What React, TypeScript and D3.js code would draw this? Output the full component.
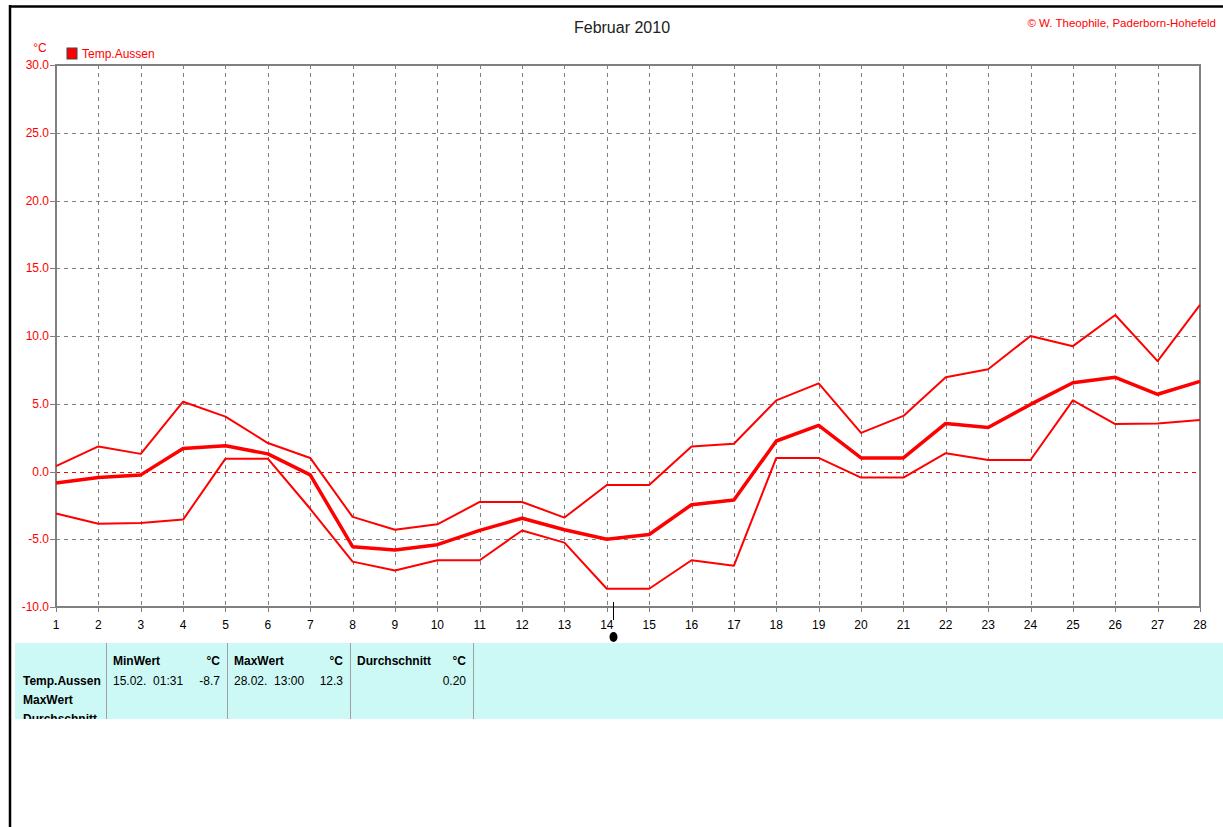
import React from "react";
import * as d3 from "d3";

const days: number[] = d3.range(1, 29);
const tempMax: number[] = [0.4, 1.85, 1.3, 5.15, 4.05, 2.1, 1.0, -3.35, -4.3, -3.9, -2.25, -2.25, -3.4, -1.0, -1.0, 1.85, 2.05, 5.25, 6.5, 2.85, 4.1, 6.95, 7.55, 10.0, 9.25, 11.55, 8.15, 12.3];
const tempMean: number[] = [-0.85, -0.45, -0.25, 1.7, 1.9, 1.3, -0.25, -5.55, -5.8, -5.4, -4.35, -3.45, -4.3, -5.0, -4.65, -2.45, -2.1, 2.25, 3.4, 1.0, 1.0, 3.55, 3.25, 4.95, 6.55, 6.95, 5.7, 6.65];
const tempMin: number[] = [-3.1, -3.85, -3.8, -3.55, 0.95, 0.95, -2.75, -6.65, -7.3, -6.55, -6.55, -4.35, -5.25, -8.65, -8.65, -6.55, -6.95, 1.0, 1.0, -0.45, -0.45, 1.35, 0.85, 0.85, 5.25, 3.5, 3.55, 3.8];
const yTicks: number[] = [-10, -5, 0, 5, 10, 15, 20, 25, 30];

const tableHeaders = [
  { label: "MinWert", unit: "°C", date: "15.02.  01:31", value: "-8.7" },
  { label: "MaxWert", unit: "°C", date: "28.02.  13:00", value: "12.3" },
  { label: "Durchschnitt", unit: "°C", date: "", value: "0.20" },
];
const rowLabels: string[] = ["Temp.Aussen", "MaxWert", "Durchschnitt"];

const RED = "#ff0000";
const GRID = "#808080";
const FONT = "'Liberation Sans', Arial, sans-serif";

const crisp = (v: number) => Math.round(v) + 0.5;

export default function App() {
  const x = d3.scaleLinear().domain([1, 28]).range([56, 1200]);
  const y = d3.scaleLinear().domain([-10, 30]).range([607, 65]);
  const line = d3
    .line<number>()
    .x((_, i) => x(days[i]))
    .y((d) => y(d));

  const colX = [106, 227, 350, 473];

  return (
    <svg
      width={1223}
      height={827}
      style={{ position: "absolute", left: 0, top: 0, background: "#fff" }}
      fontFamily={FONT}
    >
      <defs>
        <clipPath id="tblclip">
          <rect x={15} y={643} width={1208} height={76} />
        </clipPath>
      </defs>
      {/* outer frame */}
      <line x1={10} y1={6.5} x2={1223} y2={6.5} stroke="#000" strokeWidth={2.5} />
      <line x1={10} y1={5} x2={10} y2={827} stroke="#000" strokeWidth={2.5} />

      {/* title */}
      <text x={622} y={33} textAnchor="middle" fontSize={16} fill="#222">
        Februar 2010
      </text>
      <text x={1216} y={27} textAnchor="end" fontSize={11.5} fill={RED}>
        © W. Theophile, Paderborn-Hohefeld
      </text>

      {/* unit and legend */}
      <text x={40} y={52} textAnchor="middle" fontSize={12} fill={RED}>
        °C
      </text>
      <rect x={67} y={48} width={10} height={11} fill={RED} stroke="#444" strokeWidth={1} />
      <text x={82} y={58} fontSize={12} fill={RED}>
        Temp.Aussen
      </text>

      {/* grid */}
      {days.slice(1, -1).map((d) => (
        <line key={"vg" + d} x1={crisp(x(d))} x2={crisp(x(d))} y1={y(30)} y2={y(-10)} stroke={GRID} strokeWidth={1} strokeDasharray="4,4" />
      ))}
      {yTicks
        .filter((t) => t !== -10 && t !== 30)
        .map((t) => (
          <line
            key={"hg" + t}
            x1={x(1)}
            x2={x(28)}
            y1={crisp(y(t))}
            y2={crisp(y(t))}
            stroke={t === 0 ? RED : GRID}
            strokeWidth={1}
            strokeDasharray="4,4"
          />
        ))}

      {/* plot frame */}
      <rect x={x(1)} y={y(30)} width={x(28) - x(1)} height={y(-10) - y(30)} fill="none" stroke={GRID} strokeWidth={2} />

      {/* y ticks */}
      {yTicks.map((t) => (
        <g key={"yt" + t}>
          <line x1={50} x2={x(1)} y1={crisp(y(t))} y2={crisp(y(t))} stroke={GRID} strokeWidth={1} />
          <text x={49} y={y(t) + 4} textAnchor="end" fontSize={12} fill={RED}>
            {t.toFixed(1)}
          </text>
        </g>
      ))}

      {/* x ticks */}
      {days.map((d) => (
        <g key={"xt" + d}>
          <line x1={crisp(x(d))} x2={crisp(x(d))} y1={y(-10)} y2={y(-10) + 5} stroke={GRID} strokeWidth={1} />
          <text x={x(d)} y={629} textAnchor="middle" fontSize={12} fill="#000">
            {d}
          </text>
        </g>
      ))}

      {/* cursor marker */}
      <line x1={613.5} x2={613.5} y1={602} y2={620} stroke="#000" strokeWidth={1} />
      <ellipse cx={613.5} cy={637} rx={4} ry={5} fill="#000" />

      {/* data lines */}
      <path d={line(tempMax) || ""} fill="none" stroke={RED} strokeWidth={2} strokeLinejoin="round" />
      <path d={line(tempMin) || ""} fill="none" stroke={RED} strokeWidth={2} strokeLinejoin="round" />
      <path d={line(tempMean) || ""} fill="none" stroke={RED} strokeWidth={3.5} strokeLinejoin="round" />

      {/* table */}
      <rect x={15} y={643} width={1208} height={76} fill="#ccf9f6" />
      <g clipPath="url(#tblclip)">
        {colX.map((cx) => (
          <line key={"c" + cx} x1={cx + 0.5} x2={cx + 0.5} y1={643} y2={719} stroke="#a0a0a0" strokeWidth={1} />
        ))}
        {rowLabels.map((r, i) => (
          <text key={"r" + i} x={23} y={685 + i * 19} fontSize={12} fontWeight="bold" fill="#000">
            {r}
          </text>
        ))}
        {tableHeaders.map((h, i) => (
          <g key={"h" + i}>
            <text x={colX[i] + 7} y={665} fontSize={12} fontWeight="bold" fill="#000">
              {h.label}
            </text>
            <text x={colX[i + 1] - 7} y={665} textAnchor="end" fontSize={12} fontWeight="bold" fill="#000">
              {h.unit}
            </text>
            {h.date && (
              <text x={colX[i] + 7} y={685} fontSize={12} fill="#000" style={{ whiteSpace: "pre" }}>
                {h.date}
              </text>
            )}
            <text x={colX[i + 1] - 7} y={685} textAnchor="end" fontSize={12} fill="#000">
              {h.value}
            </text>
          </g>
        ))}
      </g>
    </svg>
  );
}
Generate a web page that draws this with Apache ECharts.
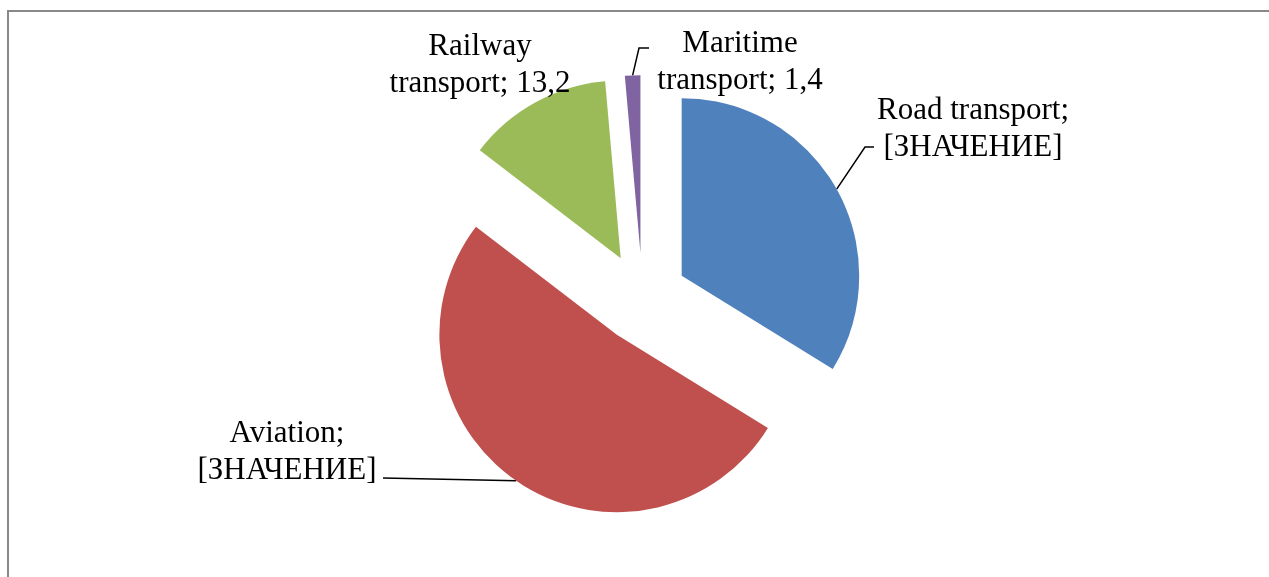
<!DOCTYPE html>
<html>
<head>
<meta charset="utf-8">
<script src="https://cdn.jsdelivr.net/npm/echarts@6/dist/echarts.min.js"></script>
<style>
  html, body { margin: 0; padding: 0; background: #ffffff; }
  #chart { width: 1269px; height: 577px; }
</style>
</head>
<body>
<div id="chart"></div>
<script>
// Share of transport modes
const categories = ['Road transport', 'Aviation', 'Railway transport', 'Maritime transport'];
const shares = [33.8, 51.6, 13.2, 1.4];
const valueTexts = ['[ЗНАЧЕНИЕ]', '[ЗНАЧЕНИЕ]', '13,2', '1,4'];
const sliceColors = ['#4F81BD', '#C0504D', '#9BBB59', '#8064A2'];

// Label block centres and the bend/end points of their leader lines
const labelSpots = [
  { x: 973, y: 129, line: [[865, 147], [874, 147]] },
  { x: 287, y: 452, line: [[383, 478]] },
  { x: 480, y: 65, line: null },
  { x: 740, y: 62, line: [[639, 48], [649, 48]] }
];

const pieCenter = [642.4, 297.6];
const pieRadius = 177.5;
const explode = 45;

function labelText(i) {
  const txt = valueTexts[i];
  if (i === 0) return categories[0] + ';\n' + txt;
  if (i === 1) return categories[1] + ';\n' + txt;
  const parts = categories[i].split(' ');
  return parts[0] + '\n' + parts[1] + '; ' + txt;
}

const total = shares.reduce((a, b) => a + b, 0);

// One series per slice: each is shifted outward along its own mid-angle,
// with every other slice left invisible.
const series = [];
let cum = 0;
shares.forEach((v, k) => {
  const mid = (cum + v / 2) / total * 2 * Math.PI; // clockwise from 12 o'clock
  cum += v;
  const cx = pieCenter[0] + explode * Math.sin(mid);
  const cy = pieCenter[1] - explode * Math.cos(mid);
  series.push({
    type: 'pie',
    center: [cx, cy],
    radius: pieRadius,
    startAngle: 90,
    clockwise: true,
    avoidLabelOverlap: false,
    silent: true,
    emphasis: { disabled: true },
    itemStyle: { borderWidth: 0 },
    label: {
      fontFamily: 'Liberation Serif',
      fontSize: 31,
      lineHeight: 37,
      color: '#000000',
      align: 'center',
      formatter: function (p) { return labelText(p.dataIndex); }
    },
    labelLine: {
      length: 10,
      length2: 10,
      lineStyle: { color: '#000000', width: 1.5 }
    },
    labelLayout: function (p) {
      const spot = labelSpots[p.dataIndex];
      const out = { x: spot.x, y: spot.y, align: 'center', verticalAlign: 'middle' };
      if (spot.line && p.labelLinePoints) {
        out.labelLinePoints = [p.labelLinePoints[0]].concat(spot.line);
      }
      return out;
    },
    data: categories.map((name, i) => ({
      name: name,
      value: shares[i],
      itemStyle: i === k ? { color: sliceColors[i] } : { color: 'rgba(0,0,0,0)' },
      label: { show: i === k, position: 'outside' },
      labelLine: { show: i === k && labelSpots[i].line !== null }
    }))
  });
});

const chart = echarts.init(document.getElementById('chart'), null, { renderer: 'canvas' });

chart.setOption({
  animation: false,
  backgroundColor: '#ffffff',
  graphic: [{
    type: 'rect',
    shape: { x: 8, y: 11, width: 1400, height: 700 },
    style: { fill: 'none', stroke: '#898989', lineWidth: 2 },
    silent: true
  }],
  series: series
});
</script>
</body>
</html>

◆ ◆ ◆ ◆ ◆ ◆ ◆

__Aim of the exercise__.
From the opening line of the listing above through the line bearing "const crisp = (v: number)", repeat each line exactly. Drop every picture.

__Solved problem__.
What React, TypeScript and D3.js code would draw this? Output the full component.
import React from "react";
import * as d3 from "d3";

const days: number[] = d3.range(1, 29);
const tempMax: number[] = [0.4, 1.85, 1.3, 5.15, 4.05, 2.1, 1.0, -3.35, -4.3, -3.9, -2.25, -2.25, -3.4, -1.0, -1.0, 1.85, 2.05, 5.25, 6.5, 2.85, 4.1, 6.95, 7.55, 10.0, 9.25, 11.55, 8.15, 12.3];
const tempMean: number[] = [-0.85, -0.45, -0.25, 1.7, 1.9, 1.3, -0.25, -5.55, -5.8, -5.4, -4.35, -3.45, -4.3, -5.0, -4.65, -2.45, -2.1, 2.25, 3.4, 1.0, 1.0, 3.55, 3.25, 4.95, 6.55, 6.95, 5.7, 6.65];
const tempMin: number[] = [-3.1, -3.85, -3.8, -3.55, 0.95, 0.95, -2.75, -6.65, -7.3, -6.55, -6.55, -4.35, -5.25, -8.65, -8.65, -6.55, -6.95, 1.0, 1.0, -0.45, -0.45, 1.35, 0.85, 0.85, 5.25, 3.5, 3.55, 3.8];
const yTicks: number[] = [-10, -5, 0, 5, 10, 15, 20, 25, 30];

const tableHeaders = [
  { label: "MinWert", unit: "°C", date: "15.02.  01:31", value: "-8.7" },
  { label: "MaxWert", unit: "°C", date: "28.02.  13:00", value: "12.3" },
  { label: "Durchschnitt", unit: "°C", date: "", value: "0.20" },
];
const rowLabels: string[] = ["Temp.Aussen", "MaxWert", "Durchschnitt"];

const RED = "#ff0000";
const GRID = "#808080";
const FONT = "'Liberation Sans', Arial, sans-serif";

const crisp = (v: number) => Math.round(v) + 0.5;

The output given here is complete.